One afternoon I make it my mission to explore Oxford’s libraries. This is easily imagined but less easily done because there are no fewer than one hundred libraries in the city. They range from the massive and historical Bodleian–which is legally entitled to a copy of every book published in England–to private libraries in each residential college. Walking through Oxford, it doesn’t look from the outside like books are behind every door. But an empirical test of that prediction would reveal positive results more often than not.
I set out from St. Catherine’s (my home college) on a ice-coated morning and stop first at the Social Science Library, a sleek construction at odds visually with the castle-like decor of the traditional reading rooms. Inside I sit at a long table and happily type away for a few minutes before I notice a little sign right in front of me: “This is a quiet study area. No laptops allowed.” Chagrined, I sneak back outside, hoping that I haven’t already been blacklisted as one of those students who just can’t keep perfectly silent while studying.
Next on my tour is the English Faculty Library, next to the peaceful University Parks and meandering River Cherwell. Inside I discover JRR Tolkien’s application for a special professorship of Anglo-Saxon literature, and some drawings by Philip Pullman with the fictional Jordan College in place of the real one where I live. Did you know that in England, the novel that we know as The Golden Compass is called Northern Lights?
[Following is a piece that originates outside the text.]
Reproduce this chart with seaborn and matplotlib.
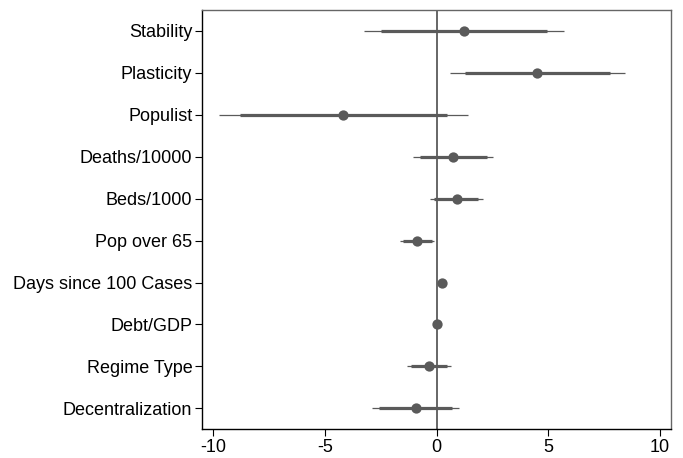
import matplotlib
matplotlib.use("Agg")
import matplotlib.pyplot as plt
import seaborn as sns
import pandas as pd

variables = ["Stability", "Plasticity", "Populist", "Deaths/10000", "Beds/1000",
             "Pop over 65", "Days since 100 Cases", "Debt/GDP", "Regime Type",
             "Decentralization"]
coef = [1.22, 4.52, -4.17, 0.75, 0.90, -0.87, 0.24, 0.03, -0.34, -0.94]
ci90_lo = [-2.49, 1.27, -8.81, -0.75, -0.10, -1.52, 0.17, -0.02, -1.15, -2.58]
ci90_hi = [4.97, 7.79, 0.49, 2.24, 1.88, -0.22, 0.31, 0.08, 0.46, 0.69]
ci95_lo = [-3.25, 0.60, -9.73, -1.05, -0.30, -1.63, 0.15, -0.04, -1.31, -2.88]
ci95_hi = [5.70, 8.45, 1.42, 2.54, 2.09, -0.10, 0.33, 0.10, 0.63, 1.00]
xticks = [-10, -5, 0, 5, 10]

df = pd.DataFrame({"var": variables, "coef": coef,
                   "lo90": ci90_lo, "hi90": ci90_hi,
                   "lo95": ci95_lo, "hi95": ci95_hi})
df["pos"] = range(len(df))

sns.set_style("white")
plt.rcParams["font.family"] = ["Liberation Sans", "DejaVu Sans"]

fig = plt.figure(figsize=(6.83, 4.58), dpi=100)
ax = fig.add_axes([0.2958, 0.0627, 0.6866, 0.9155])

col = "#5a5a5a"
ax.axvline(0, color=col, lw=1.3, zorder=1)
ax.hlines(df["pos"], df["lo95"], df["hi95"], color=col, lw=0.9, zorder=2)
ax.hlines(df["pos"], df["lo90"], df["hi90"], color=col, lw=2.3, zorder=3)
sns.scatterplot(data=df, x="coef", y="pos", ax=ax, color=col, s=55,
                edgecolor=col, linewidth=0, zorder=4, legend=False)

ax.set_xlim(-10.5, 10.5)
ax.set_ylim(len(df) - 0.5, -0.5)
ax.set_yticks(df["pos"])
ax.set_yticklabels(variables)
ax.set_xticks(xticks)
ax.set_xticklabels([str(t) for t in xticks])
ax.set_xlabel("")
ax.set_ylabel("")
ax.tick_params(axis="both", which="both", length=5, width=0.8, color="black",
               labelsize=13, labelcolor="black", pad=2, direction="out",
               left=True, bottom=True)
for s in ["left", "bottom"]:
    ax.spines[s].set_color("black")
    ax.spines[s].set_linewidth(1.0)
for s in ["top", "right"]:
    ax.spines[s].set_color("#666666")
    ax.spines[s].set_linewidth(1.0)

fig.savefig("out.png", dpi=100)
The highlight of my tour is of course The Bodleian. In fact “the Bod” is not just one large building but rather a network of libraries around the city which shares books stored off-site. Rather than borrowing books as I would at home, I instead request that they be sent to a specific reading room and then make notes there. (That is how one afternoon I find myself browsing stories about New York drug gangs in the Rhodes House, but that’s another story.) The most iconic Bodleian buildings look like Hogwarts, with towering spires and a central dome from which one can survey the city’s walls and towers. Walking in, I feel like my tiny homework assignment is taking on historical importance. “I’m going to write an essay!” I feel like shouting. “About theater!” But I don’t. Because Quietness is Rule Number One.
Finally, I feel it is my duty to check out the library of another college, even though such places are technically out-of-bounds to anyone who does not live in that college. My target is small and cozy, with stained glass windows and dark wooden tables that students have covered with scary-looking notes. I act casual and follow someone in easily. Once inside, however, seeming like I belong there is more challenging. I walk back and forth down the isles until it feels redundant, and then try to browse a massive, red tome that is handwritten in Latin. Ancient paint from the cover flakes off and stains my fingers. People are starting to look at me so I make a dash for the exit…which is locked. I rattle the doorknob but it just won’t open. I turn and head back into the depths of the bookshelves. Just act casual, I command myself. Just act casual. Finally, a girl taps me on the shoulder and lets me out with a swipe of her University card and a knowing smile.
Exhausted, I return home to St. Catz to ponder the lessons of the day. They are, in ascending order of importance:
1) Order books from the Bodleian well ahead so that you do not experience the rite of passage known as an “essay crisis.”
2) Know the difference between quiet, and Quiet.
3) There’s a reason they’re called the Closed Stacks, and emergency rations are not provided down there. Make sure you know how to get out.